SocialCrawler is a PHP library for retrieving images and videos posts from the most popular social networks if they contains specific hashtags. It currently supports the following social networks:
- YouTube
- Google+
The recommended way to install SocialCrawler is through Composer.
# Install Composer
curl -sS https://getcomposer.org/installer | php
Then add SocialCrawler as a dependency in your composer.json
file.
"require": {
"heavenconseil/socialcrawler": "dev-master"
}
After installing, you need to require Composer's autoloader:
require __DIR__ . '/vendor/autoload.php';
<?php
require __DIR__ . '/vendor/autoload.php';
use SocialCrawler\Crawler;
use SocialCrawler\Channel\Channel;
$crawler = new Crawler(array(
'channels' => array(
'FacebookChannel' => array(
'id' => 'YOUR_FACEBOOK_APP_ID',
'secret' => 'YOUR_FACEBOOK_APP_SECRET',
'token' => 'YOUR_FACEBOOK_ACCESS_TOKEN',
'media' => Channel::MEDIA_IMAGES_VIDEOS,
'since' => '1391425325'
),
'InstagramChannel' => array(
'id' => 'YOUR_INSTAGRAM_CLIENT_ID',
'media' => Channel::MEDIA_VIDEOS
),
'TwitterChannel' => array(
'id' => 'YOUR_TWITTER_CONSUMER_KEY',
'secret' => 'YOUR_TWITTER_CONSUMER_SECRET',
'media' => Channel::MEDIA_IMAGES
),
'YoutubeChannel' => array(
'media' => Channel::MEDIA_IMAGES
),
'GooglePlusChannel' => array(
'id' => 'YOUR_GOOGLEPLUS_APP_ID',
'media' => Channel::MEDIA_IMAGES
)
),
'log' => array(
'path' => __DIR__,
'level' => Crawler::LOG_VERBOSE
)
));
$data = $crawler->fetch('#hashtag'); // Fetch a specific hashtag
$data = $crawler->fetch(array('#hashtag1', '#hashtag2')); // Fetch multiple hashtags
$data = $crawler->fetch('from:{user}'); // Fetch content from a specific user (Username for Twitter, User ID for Instagram, Google+ and Facebook)

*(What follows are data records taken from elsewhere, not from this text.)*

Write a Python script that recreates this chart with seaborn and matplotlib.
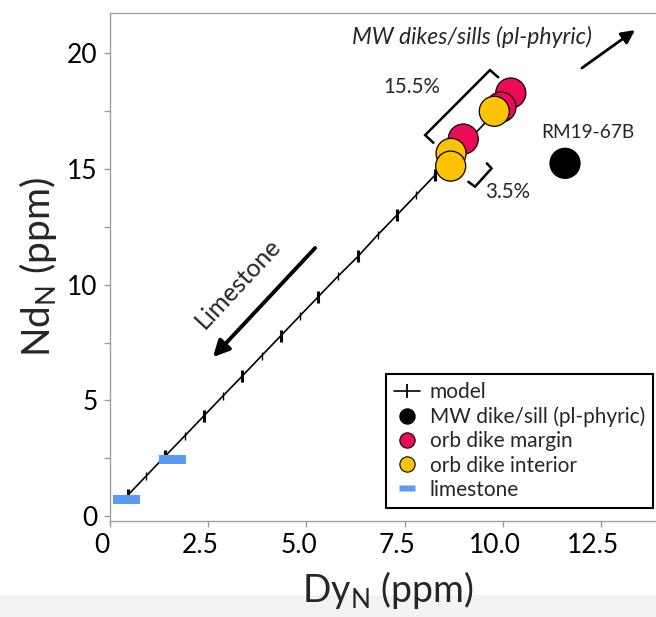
import matplotlib
matplotlib.use("Agg")
import matplotlib.pyplot as plt
import numpy as np
import pandas as pd
import seaborn as sns
from matplotlib.lines import Line2D
from matplotlib.path import Path
from matplotlib.patches import Rectangle
from matplotlib.transforms import ScaledTranslation

# --- data -------------------------------------------------------------
# limestone assimilation model, 5 % increments (Dy_N, Nd_N)
model_dy = [0.46, 0.92, 1.41, 1.90, 2.39, 2.88, 3.37, 3.86, 4.35, 4.83, 5.30,
            5.81, 6.32, 6.81, 7.30, 7.79, 8.27, 8.76, 9.25, 9.74, 10.23]
model_nd = [0.91, 1.73, 2.60, 3.46, 4.33, 5.20, 6.06, 6.93, 7.80, 8.65, 9.48,
            10.38, 11.24, 12.15, 13.01, 13.88, 14.74, 15.61, 16.47, 17.34, 18.21]

sample_group = ["orb dike margin", "orb dike margin", "orb dike margin",
                "orb dike interior", "orb dike interior", "orb dike interior",
                "MW dike/sill (pl-phyric)"]
sample_dy = [10.20, 9.95, 8.99, 9.78, 8.68, 8.67, 11.58]
sample_nd = [18.29, 17.68, 16.30, 17.50, 15.68, 15.13, 15.25]

lime_dy = [0.42, 1.59]
lime_nd = [0.70, 2.43]

x_ticks = [0, 2.5, 5.0, 7.5, 10.0, 12.5]
x_ticklabels = ["0", "2.5", "5.0", "7.5", "10.0", "12.5"]
y_ticks = [0, 2.5, 5, 7.5, 10, 12.5, 15, 17.5, 20]
y_ticklabels = ["0", "", "5", "", "10", "", "15", "", "20"]

palette = {"orb dike margin": "#EE0A5A",
           "orb dike interior": "#FDC300",
           "MW dike/sill (pl-phyric)": "#000000"}
lime_color = "#5B9AF7"

# --- style ------------------------------------------------------------
sns.set_theme(style="white")
plt.rcParams["font.family"] = ["Lato", "DejaVu Sans"]
plt.rcParams["mathtext.default"] = "regular"

W, H = 656, 617
fig = plt.figure(figsize=(W / 100, H / 100), dpi=100)
ax = fig.add_axes([110 / W, 1 - 520.5 / H, 556 / W, 507.5 / H])
fig.add_artist(Rectangle((0, 0), 1, 22 / H, transform=fig.transFigure,
                         facecolor="#f3f3f3", edgecolor="none", zorder=-1))

# --- model line with increment ticks ----------------------------------
sns.lineplot(x=model_dy, y=model_nd, sort=False, estimator=None,
             color="black", lw=1.2, ax=ax, zorder=2)
ax.plot(model_dy[::2], model_nd[::2], ls="none", marker="|", ms=9, mew=2.2,
        color="black", zorder=2)
ax.plot(model_dy[1::2], model_nd[1::2], ls="none", marker="|", ms=6, mew=1.0,
        color="black", zorder=2)

# --- limestone end-members ---------------------------------------------
rect = Path([(-1, -0.35), (1, -0.35), (1, 0.35), (-1, 0.35), (-1, -0.35)],
            closed=True)
sns.scatterplot(x=lime_dy, y=lime_nd, marker=rect, s=369, color=lime_color,
                edgecolor="none", linewidth=0, ax=ax, zorder=3, legend=False)

# --- samples -------------------------------------------------------------
samples = pd.DataFrame({"group": sample_group, "Dy": sample_dy, "Nd": sample_nd})
sns.scatterplot(data=samples, x="Dy", y="Nd", hue="group", palette=palette,
                s=467, edgecolor="black", linewidth=0.9, ax=ax, zorder=4,
                legend=False)

# --- annotations -------------------------------------------------------
ax.annotate("", xy=(2.62, 6.87), xytext=(5.22, 11.59),
            arrowprops=dict(arrowstyle="-|>", lw=2.8, color="black",
                            mutation_scale=24, shrinkA=0, shrinkB=0))
ax.text(3.26, 10.05, "Limestone", rotation=47, ha="center", va="center",
        fontsize=18)

ax.annotate("", xy=(13.36, 21.01), xytext=(12.01, 19.37),
            arrowprops=dict(arrowstyle="-|>", lw=2.0, color="black",
                            mutation_scale=20, shrinkA=0, shrinkB=0))
ax.text(9.21, 20.71, "MW dikes/sills (pl-phyric)", style="italic",
        ha="center", va="center", fontsize=16.5)

ax.plot([9.88, 9.67, 8.02, 8.23], [18.97, 19.28, 16.47, 16.14],
        color="black", lw=1.8, solid_joinstyle="miter", zorder=5)
ax.text(7.68, 18.55, "15.5%", ha="center", va="center", fontsize=14.8)
ax.plot([9.59, 9.71, 9.29, 9.12], [15.25, 15.03, 14.24, 14.45],
        color="black", lw=1.8, solid_joinstyle="miter", zorder=5)
ax.text(10.13, 14.0, "3.5%", ha="center", va="center", fontsize=14.8)
ax.text(12.16, 16.6, "RM19-67B", ha="center", va="center", fontsize=13.7)

# --- axes ------------------------------------------------------------------
ax.set_xlim(0, 14.15)
ax.set_ylim(-0.195, 21.75)
ax.set_xticks(x_ticks)
ax.set_xticklabels(x_ticklabels)
ax.set_yticks(y_ticks)
ax.set_yticklabels(y_ticklabels)
ax.tick_params(direction="out", length=4, width=1, color="#999999",
               labelsize=19, pad=5, labelcolor="black")
ax.tick_params(axis="x", bottom=True)
ax.tick_params(axis="y", left=True)
shift = ScaledTranslation(-8 / 100, 0, fig.dpi_scale_trans)
for lbl in ax.get_xticklabels():
    lbl.set_transform(lbl.get_transform() + shift)
for sp in ax.spines.values():
    sp.set_color("#a0a0a0")
    sp.set_linewidth(1.0)

ax.set_xlabel("Dy$_N$ (ppm)", fontsize=27, labelpad=8)
ax.set_ylabel("Nd$_N$ (ppm)", fontsize=28, labelpad=6)

# --- legend -------------------------------------------------------------
handles = [
    Line2D([], [], color="black", lw=1.2, marker="|", ms=10, mew=1.3,
           label="model"),
    Line2D([], [], ls="none", marker="o", ms=11, mfc=palette["MW dike/sill (pl-phyric)"],
           mec="black", mew=0.8, label="MW dike/sill (pl-phyric)"),
    Line2D([], [], ls="none", marker="o", ms=11, mfc=palette["orb dike margin"],
           mec="black", mew=0.8, label="orb dike margin"),
    Line2D([], [], ls="none", marker="o", ms=11, mfc=palette["orb dike interior"],
           mec="black", mew=0.8, label="orb dike interior"),
    Line2D([], [], ls="none", marker=rect, ms=12, mfc=lime_color, mec="none",
           label="limestone"),
]
leg = ax.legend(handles=handles, loc="lower left", bbox_to_anchor=(0.496, 0.0246),
                frameon=True, fancybox=False, edgecolor="black", framealpha=1,
                fontsize=15, handlelength=1.25, handletextpad=0.45,
                labelspacing=0.2, borderpad=0.4, borderaxespad=0)
leg.get_frame().set_linewidth(1.5)

fig.savefig("out.png", dpi=100)
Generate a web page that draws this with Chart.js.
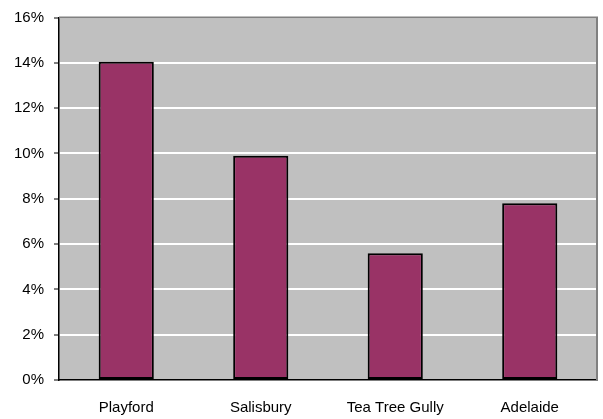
<!DOCTYPE html>
<html>
<head>
<meta charset="utf-8">
<script src="https://cdn.jsdelivr.net/npm/chart.js@4/dist/chart.umd.min.js"></script>
<style>
  body { margin: 0; background: #fff; }
  #wrap { width: 603px; height: 419px; }
</style>
</head>
<body>
<div id="wrap"><canvas id="chart" width="603" height="419"></canvas></div>
<script>
// data
let regions = ['Playford', 'Salisbury', 'Tea Tree Gully', 'Adelaide'];
let shares = [14.05, 9.9, 5.6, 7.8];
let yTicks = [0, 2, 4, 6, 8, 10, 12, 14, 16];

// grey plot area + grey frame on top and right
let plotArea = {
    id: 'plotArea',
    beforeDraw: function (chart) {
        let a = chart.chartArea;
        let ctx = chart.ctx;
        ctx.save();
        ctx.fillStyle = '#c0c0c0';
        ctx.fillRect(a.left, a.top, a.right - a.left, a.bottom - a.top);
        ctx.restore();
    },
    afterDraw: function (chart) {
        let a = chart.chartArea;
        let ctx = chart.ctx;
        ctx.save();
        ctx.strokeStyle = '#808080';
        ctx.lineWidth = 2;
        ctx.beginPath();
        ctx.moveTo(a.left, a.top);
        ctx.lineTo(a.right, a.top);
        ctx.lineTo(a.right, a.bottom);
        ctx.stroke();
        ctx.restore();
    }
};

const ctx = document.getElementById('chart');

new Chart(ctx, {
    type: 'bar',
    data: {
        labels: regions,
        datasets: [{
            data: shares,
            backgroundColor: '#993366',
            borderColor: '#000000',
            borderWidth: 2,
            borderSkipped: false,
            categoryPercentage: 1,
            barPercentage: 0.41
        }]
    },
    options: {
        responsive: false,
        animation: false,
        layout: { padding: { top: 15, right: 6, left: 0, bottom: 0 } },
        plugins: {
            legend: { display: false },
            tooltip: { enabled: false }
        },
        scales: {
            x: {
                grid: { display: false },
                border: { color: '#000000', width: 1.5 },
                ticks: {
                    color: '#000000',
                    padding: 11,
                    font: { family: 'Liberation Sans', size: 15 }
                },
                afterFit: function (s) { s.height = 39; }
            },
            y: {
                min: 0,
                max: 16,
                afterBuildTicks: function (s) {
                    s.ticks = yTicks.map(v => ({ value: v }));
                },
                grid: {
                    color: '#ffffff',
                    lineWidth: 2,
                    tickColor: '#000000',
                    tickLength: 5,
                    tickWidth: 1
                },
                border: { color: '#000000', width: 1.5 },
                ticks: {
                    color: '#000000',
                    padding: 10,
                    font: { family: 'Liberation Sans', size: 15, lineHeight: 1 },
                    callback: function (v) { return v + '%'; }
                },
                afterFit: function (s) { s.width = 59; }
            }
        }
    },
    plugins: [plotArea]
});
</script>
</body>
</html>
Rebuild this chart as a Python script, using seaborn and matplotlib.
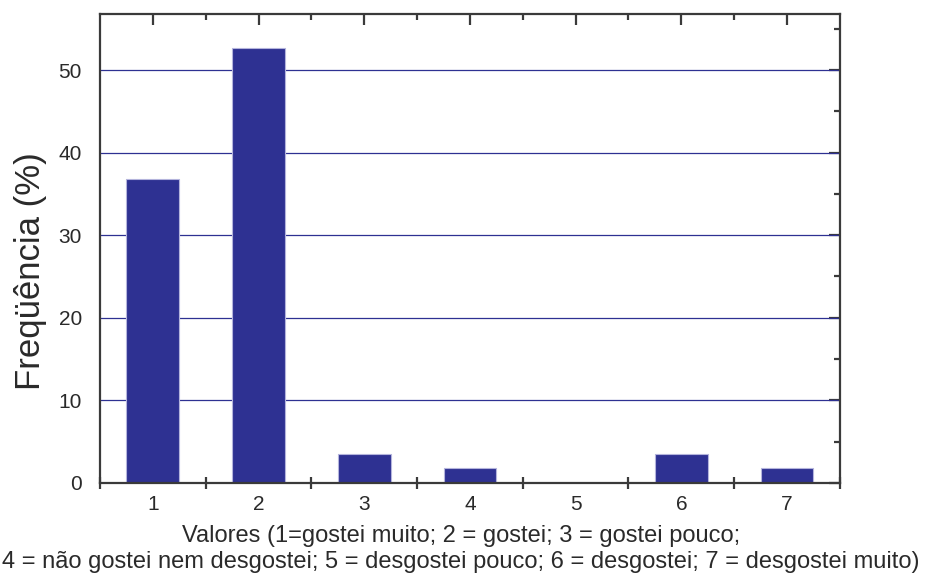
import pandas as pd
import matplotlib.pyplot as plt
import seaborn as sns
from matplotlib.ticker import FixedLocator, MultipleLocator

# Response categories and frequency (%) for each
valores = [1, 2, 3, 4, 5, 6, 7]
frequencia = [36.84, 52.63, 3.51, 1.75, 0.0, 3.51, 1.75]

xlabel_text = ("Valores (1=gostei muito; 2 = gostei; 3 = gostei pouco;\n"
               "4 = não gostei nem desgostei; 5 = desgostei pouco; 6 = desgostei; 7 = desgostei muito)")

sns.set_style("white")
plt.rcParams['font.family'] = ['Liberation Sans', 'DejaVu Sans']

bar_color = '#2E3192'
dark = '#3a3a3a'
text_color = '#2a2a2a'

df = pd.DataFrame({'Valor': valores, 'Freq': frequencia})

fig = plt.figure(figsize=(9.26, 5.81), dpi=100)
ax = fig.add_axes([0.108, 0.169, 0.799, 0.807])

sns.barplot(data=df, x='Valor', y='Freq', native_scale=True, width=0.5,
            color=bar_color, saturation=1, edgecolor='#b4b4dc', linewidth=0.8, ax=ax)

ax.set_xlim(0.5, 7.5)
ax.set_ylim(0, 56.8)

# horizontal gridlines
ax.set_axisbelow(True)
ax.yaxis.grid(True, color=bar_color, linewidth=0.9)
ax.xaxis.grid(False)

for s in ax.spines.values():
    s.set_visible(True)
    s.set_color(dark)
    s.set_linewidth(1.6)

# bottom: labels at integers, crossing ticks between bars
ax.set_xticks(valores)
ax.xaxis.set_minor_locator(FixedLocator([v + 0.5 for v in [0] + valores]))
ax.tick_params(axis='x', which='major', length=0, pad=9, labelsize=15, labelcolor=text_color)
ax.tick_params(axis='x', which='minor', direction='inout', length=8, width=1.6,
               color=dark, bottom=True, top=False)

# left: outward ticks
ax.set_yticks([0, 10, 20, 30, 40, 50])
ax.yaxis.set_minor_locator(MultipleLocator(5))
ax.tick_params(axis='y', which='major', direction='out', length=8, width=1.6,
               color=dark, labelsize=15, labelcolor=text_color, pad=5, right=False)
ax.tick_params(axis='y', which='minor', direction='out', length=4, width=1.6,
               color=dark, right=False)

# top ticks: long inward at integers, short at halves
top = ax.secondary_xaxis('top')
top.set_xticks(valores, labels=[])
top.xaxis.set_minor_locator(FixedLocator([v + 0.5 for v in valores[:-1]]))
top.tick_params(which='major', direction='in', length=8, width=1.6, color=dark)
top.tick_params(which='minor', direction='in', length=4, width=1.6, color=dark)
top.spines['top'].set_visible(False)

# right ticks: inward
right = ax.secondary_yaxis('right')
right.set_yticks([0, 10, 20, 30, 40, 50], labels=[])
right.yaxis.set_minor_locator(MultipleLocator(5))
right.tick_params(which='major', direction='in', length=8, width=1.6, color=dark)
right.tick_params(which='minor', direction='in', length=4, width=1.6, color=dark)
right.spines['right'].set_visible(False)

ax.set_ylabel('Freqüência (%)', fontsize=25, color=text_color, labelpad=8, y=0.452)
ax.set_xlabel(xlabel_text, fontsize=17, color=text_color, labelpad=8,
              linespacing=1.2, x=0.488)

fig.savefig('out.png', dpi=100)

$data = $crawler->fetch('user:{user}', true); // Fetch user informations with raw data
SocialCrawler can be initialized with an Array of channels
, each item containing at least an id
property and identified by the name of the class that will handle the operations.
The log
options are optional. By default a socialcrawler.log file will be created in the SocialCrawler directory.
The output generated by SocialCrawler will look like this:
{
'FacebookChannel': {
'new_since': '...',
'data': [
{
'id': '...',
'created_at': '...',
'description': '...',
'link': '...',
'author': {
'id': '...',
'avatar': '...',
'fullname': '...',
'username': '...' // Will return fullname if username is not set
},
'thumb': '...',
'source': '...',
'type': 'image|video|text',
'raw': { } // The raw data returned by the social network API
}
]
},
'InstagramChannel': { },
'TwitterChannel': { },
'YoutubeChannel': { },
'GooglePlusChannel': { }
}
You can easily support more services (say, Tumblr for example) by adding a new TumblrChannel
that extends the abstract class Channel
. It should have at least these public methods with the following signatures:
__construct($applicationId, $applicationSecret = null, $applicationToken = null)
fetch($query, $type, $since = null, $pIncludeRaw = false)
You can benefit from the Guzzle HTTP framework for your Channel as it's already used by SocialCrawler.